**EXERCISE DIRECTIONS:** Leaving out every picture, quote the data below exactly as it appears.

------------------------------------

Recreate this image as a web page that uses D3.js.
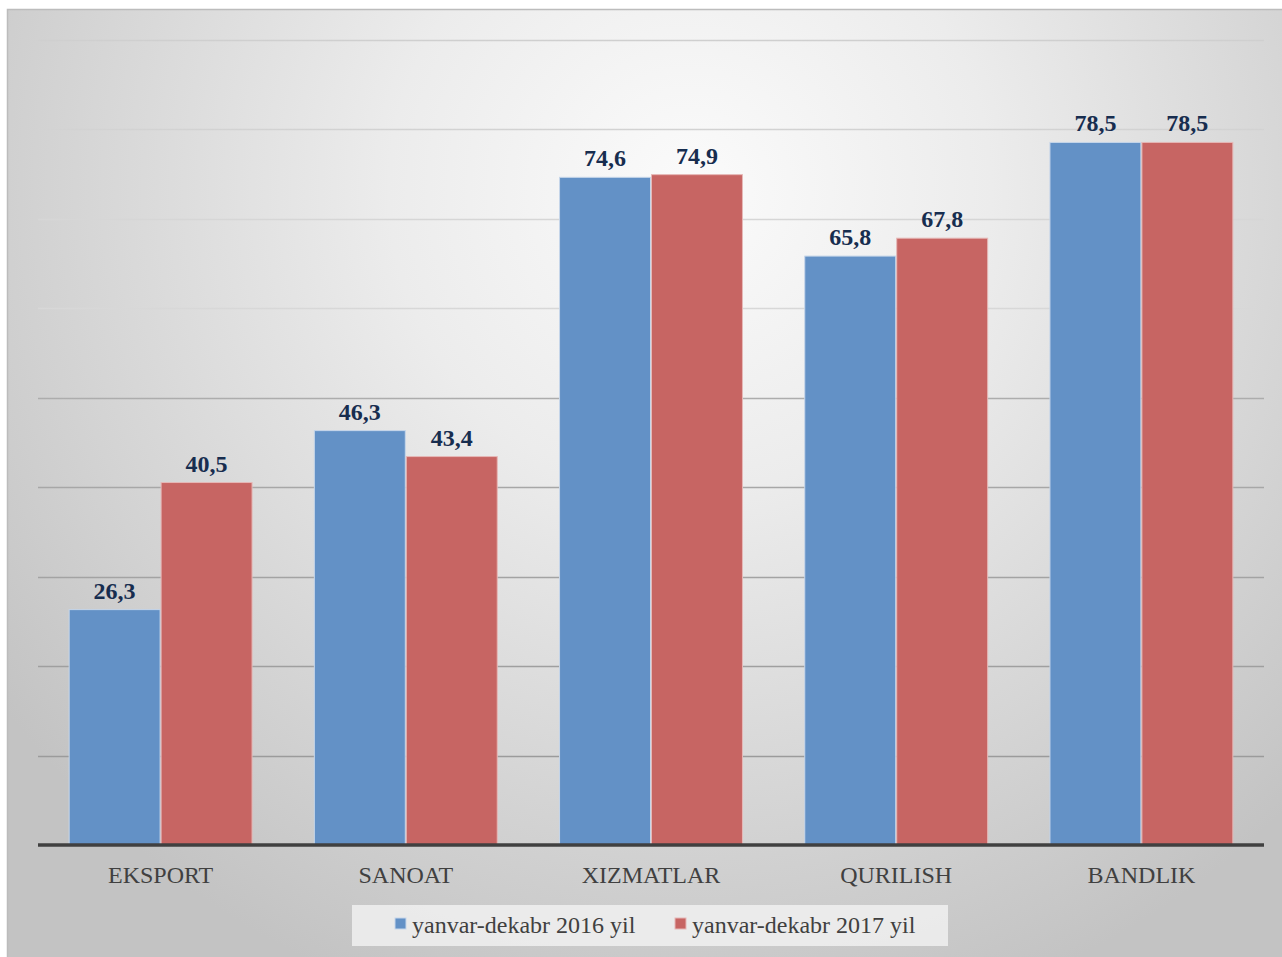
<!DOCTYPE html>
<html>
<head>
<meta charset="utf-8">
<script src="https://cdn.jsdelivr.net/npm/d3@7/dist/d3.min.js"></script>
<style>
  html, body { margin: 0; padding: 0; background: #ffffff; }
  svg { display: block; }
</style>
</head>
<body>
<svg id="chart" width="1282" height="957"></svg>
<script>
const categories = ["EKSPORT", "SANOAT", "XIZMATLAR", "QURILISH", "BANDLIK"];
const seriesNames = ["yanvar-dekabr 2016 yil", "yanvar-dekabr 2017 yil"];
const values2016 = [26.3, 46.3, 74.6, 65.8, 78.5];
const values2017 = [40.5, 43.4, 74.9, 67.8, 78.5];
const gridTicks = [10, 20, 30, 40, 50, 60, 70, 80, 90];
const colors = ["#6391c6", "#c76563"];

const svg = d3.select("#chart");
const W = 1282, H = 957;
const plot = { left: 38, right: 1264, top: 39.5, bottom: 845 };

const defs = svg.append("defs");
const bg = defs.append("radialGradient").attr("id", "bg")
  .attr("gradientUnits", "userSpaceOnUse")
  .attr("cx", 690).attr("cy", 190).attr("r", 860);
bg.append("stop").attr("offset", "0").attr("stop-color", "#fbfbfb");
bg.append("stop").attr("offset", "0.35").attr("stop-color", "#ececec");
bg.append("stop").attr("offset", "1").attr("stop-color", "#c3c3c3");

const gg = defs.append("linearGradient").attr("id", "gridg")
  .attr("gradientUnits", "userSpaceOnUse")
  .attr("x1", 0).attr("y1", plot.top).attr("x2", 0).attr("y2", plot.bottom);
gg.append("stop").attr("offset", "0").attr("stop-color", "#cfcfcf");
gg.append("stop").attr("offset", "0.33").attr("stop-color", "#d9d9d9");
gg.append("stop").attr("offset", "0.45").attr("stop-color", "#ababab");
gg.append("stop").attr("offset", "1").attr("stop-color", "#979797");

svg.append("rect").attr("x", 7.5).attr("y", 9.5).attr("width", W).attr("height", H)
  .attr("fill", "url(#bg)").attr("stroke", "#bcbcbc").attr("stroke-width", 1.5);

const y = d3.scaleLinear().domain([0, 90]).range([plot.bottom, plot.top]);
const x0 = d3.scaleBand().domain(categories).range([plot.left, plot.right])
  .paddingInner(0.25).paddingOuter(0.125);
const x1 = d3.scaleBand().domain([0, 1]).range([0, x0.bandwidth()]).padding(0);

// gridlines
svg.append("g").selectAll("line").data(gridTicks).join("line")
  .attr("x1", plot.left).attr("x2", plot.right)
  .attr("y1", d => Math.round(y(d)) + 0.5).attr("y2", d => Math.round(y(d)) + 0.5)
  .attr("stroke", "url(#gridg)").attr("stroke-width", 1.3);

const data = categories.map((c, i) => ({ c, vals: [values2016[i], values2017[i]] }));

const groups = svg.append("g").selectAll("g").data(data).join("g")
  .attr("transform", d => `translate(${x0(d.c)},0)`);

groups.selectAll("rect").data(d => d.vals.map((v, k) => ({ v, k }))).join("rect")
  .attr("x", d => x1(d.k) + 0.5)
  .attr("width", x1.bandwidth() - 1)
  .attr("y", d => y(d.v))
  .attr("height", d => plot.bottom - y(d.v))
  .attr("fill", d => colors[d.k])
  .attr("stroke", d => d.k === 0 ? "#c6d6ea" : "#e6b8b7")
  .attr("stroke-width", 1);

groups.selectAll("text").data(d => d.vals.map((v, k) => ({ v, k }))).join("text")
  .attr("x", d => x1(d.k) + x1.bandwidth() / 2)
  .attr("y", d => y(d.v) - 11)
  .attr("text-anchor", "middle")
  .attr("font-family", "'Liberation Serif', 'Times New Roman', serif")
  .attr("font-weight", "bold")
  .attr("font-size", 24)
  .attr("fill", "#172d4f")
  .text(d => d.v.toFixed(1).replace(".", ","));

// baseline axis
const xAxis = d3.axisBottom(x0).tickSize(0).tickPadding(0);
const ax = svg.append("g").attr("transform", `translate(0,${plot.bottom})`).call(xAxis);
ax.select(".domain").attr("stroke", "#404040").attr("stroke-width", 3.5)
  .attr("d", `M${plot.left},0H${plot.right}`);
ax.selectAll("text")
  .attr("dy", 0).attr("y", 38)
  .attr("font-family", "'Liberation Serif', 'Times New Roman', serif")
  .attr("font-size", 24).attr("fill", "#404040");

// legend
const lg = svg.append("g");
lg.append("rect").attr("x", 352).attr("y", 905).attr("width", 596).attr("height", 41)
  .attr("fill", "#f3f3f3").attr("fill-opacity", 0.8);
const legendX = [395, 675];
seriesNames.forEach((name, k) => {
  lg.append("rect").attr("x", legendX[k]).attr("y", 918).attr("width", 11).attr("height", 11)
    .attr("fill", colors[k]).attr("stroke", k === 0 ? "#c6d6ea" : "#e6b8b7").attr("stroke-width", 1);
  lg.append("text").attr("x", legendX[k] + 17).attr("y", 933)
    .attr("font-family", "'Liberation Serif', 'Times New Roman', serif")
    .attr("font-size", 24).attr("fill", "#404040").text(name);
});
</script>
</body>
</html>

------------------------------------

**ANSWER TO THIS TASK:**
Recreate this image as a web page that uses D3.js.
<!DOCTYPE html>
<html>
<head>
<meta charset="utf-8">
<script src="https://cdn.jsdelivr.net/npm/d3@7/dist/d3.min.js"></script>
<style>
  html, body { margin: 0; padding: 0; background: #ffffff; }
  svg { display: block; }
</style>
</head>
<body>
<svg id="chart" width="1282" height="957"></svg>
<script>
const categories = ["EKSPORT", "SANOAT", "XIZMATLAR", "QURILISH", "BANDLIK"];
const seriesNames = ["yanvar-dekabr 2016 yil", "yanvar-dekabr 2017 yil"];
const values2016 = [26.3, 46.3, 74.6, 65.8, 78.5];
const values2017 = [40.5, 43.4, 74.9, 67.8, 78.5];
const gridTicks = [10, 20, 30, 40, 50, 60, 70, 80, 90];
const colors = ["#6391c6", "#c76563"];

const svg = d3.select("#chart");
const W = 1282, H = 957;
const plot = { left: 38, right: 1264, top: 39.5, bottom: 845 };

const defs = svg.append("defs");
const bg = defs.append("radialGradient").attr("id", "bg")
  .attr("gradientUnits", "userSpaceOnUse")
  .attr("cx", 690).attr("cy", 190).attr("r", 860);
bg.append("stop").attr("offset", "0").attr("stop-color", "#fbfbfb");
bg.append("stop").attr("offset", "0.35").attr("stop-color", "#ececec");
bg.append("stop").attr("offset", "1").attr("stop-color", "#c3c3c3");

const gg = defs.append("linearGradient").attr("id", "gridg")
  .attr("gradientUnits", "userSpaceOnUse")
  .attr("x1", 0).attr("y1", plot.top).attr("x2", 0).attr("y2", plot.bottom);
gg.append("stop").attr("offset", "0").attr("stop-color", "#cfcfcf");
gg.append("stop").attr("offset", "0.33").attr("stop-color", "#d9d9d9");
gg.append("stop").attr("offset", "0.45").attr("stop-color", "#ababab");
gg.append("stop").attr("offset", "1").attr("stop-color", "#979797");

svg.append("rect").attr("x", 7.5).attr("y", 9.5).attr("width", W).attr("height", H)
  .attr("fill", "url(#bg)").attr("stroke", "#bcbcbc").attr("stroke-width", 1.5);

const y = d3.scaleLinear().domain([0, 90]).range([plot.bottom, plot.top]);
const x0 = d3.scaleBand().domain(categories).range([plot.left, plot.right])
  .paddingInner(0.25).paddingOuter(0.125);
const x1 = d3.scaleBand().domain([0, 1]).range([0, x0.bandwidth()]).padding(0);

// gridlines
svg.append("g").selectAll("line").data(gridTicks).join("line")
  .attr("x1", plot.left).attr("x2", plot.right)
  .attr("y1", d => Math.round(y(d)) + 0.5).attr("y2", d => Math.round(y(d)) + 0.5)
  .attr("stroke", "url(#gridg)").attr("stroke-width", 1.3);

const data = categories.map((c, i) => ({ c, vals: [values2016[i], values2017[i]] }));

const groups = svg.append("g").selectAll("g").data(data).join("g")
  .attr("transform", d => `translate(${x0(d.c)},0)`);

groups.selectAll("rect").data(d => d.vals.map((v, k) => ({ v, k }))).join("rect")
  .attr("x", d => x1(d.k) + 0.5)
  .attr("width", x1.bandwidth() - 1)
  .attr("y", d => y(d.v))
  .attr("height", d => plot.bottom - y(d.v))
  .attr("fill", d => colors[d.k])
  .attr("stroke", d => d.k === 0 ? "#c6d6ea" : "#e6b8b7")
  .attr("stroke-width", 1);

groups.selectAll("text").data(d => d.vals.map((v, k) => ({ v, k }))).join("text")
  .attr("x", d => x1(d.k) + x1.bandwidth() / 2)
  .attr("y", d => y(d.v) - 11)
  .attr("text-anchor", "middle")
  .attr("font-family", "'Liberation Serif', 'Times New Roman', serif")
  .attr("font-weight", "bold")
  .attr("font-size", 24)
  .attr("fill", "#172d4f")
  .text(d => d.v.toFixed(1).replace(".", ","));

// baseline axis
const xAxis = d3.axisBottom(x0).tickSize(0).tickPadding(0);
const ax = svg.append("g").attr("transform", `translate(0,${plot.bottom})`).call(xAxis);
ax.select(".domain").attr("stroke", "#404040").attr("stroke-width", 3.5)
  .attr("d", `M${plot.left},0H${plot.right}`);
ax.selectAll("text")
  .attr("dy", 0).attr("y", 38)
  .attr("font-family", "'Liberation Serif', 'Times New Roman', serif")
  .attr("font-size", 24).attr("fill", "#404040");

// legend
const lg = svg.append("g");
lg.append("rect").attr("x", 352).attr("y", 905).attr("width", 596).attr("height", 41)
  .attr("fill", "#f3f3f3").attr("fill-opacity", 0.8);
const legendX = [395, 675];
seriesNames.forEach((name, k) => {
  lg.append("rect").attr("x", legendX[k]).attr("y", 918).attr("width", 11).attr("height", 11)
    .attr("fill", colors[k]).attr("stroke", k === 0 ? "#c6d6ea" : "#e6b8b7").attr("stroke-width", 1);
  lg.append("text").attr("x", legendX[k] + 17).attr("y", 933)
    .attr("font-family", "'Liberation Serif', 'Times New Roman', serif")
    .attr("font-size", 24).attr("fill", "#404040").text(name);
});
</script>
</body>
</html>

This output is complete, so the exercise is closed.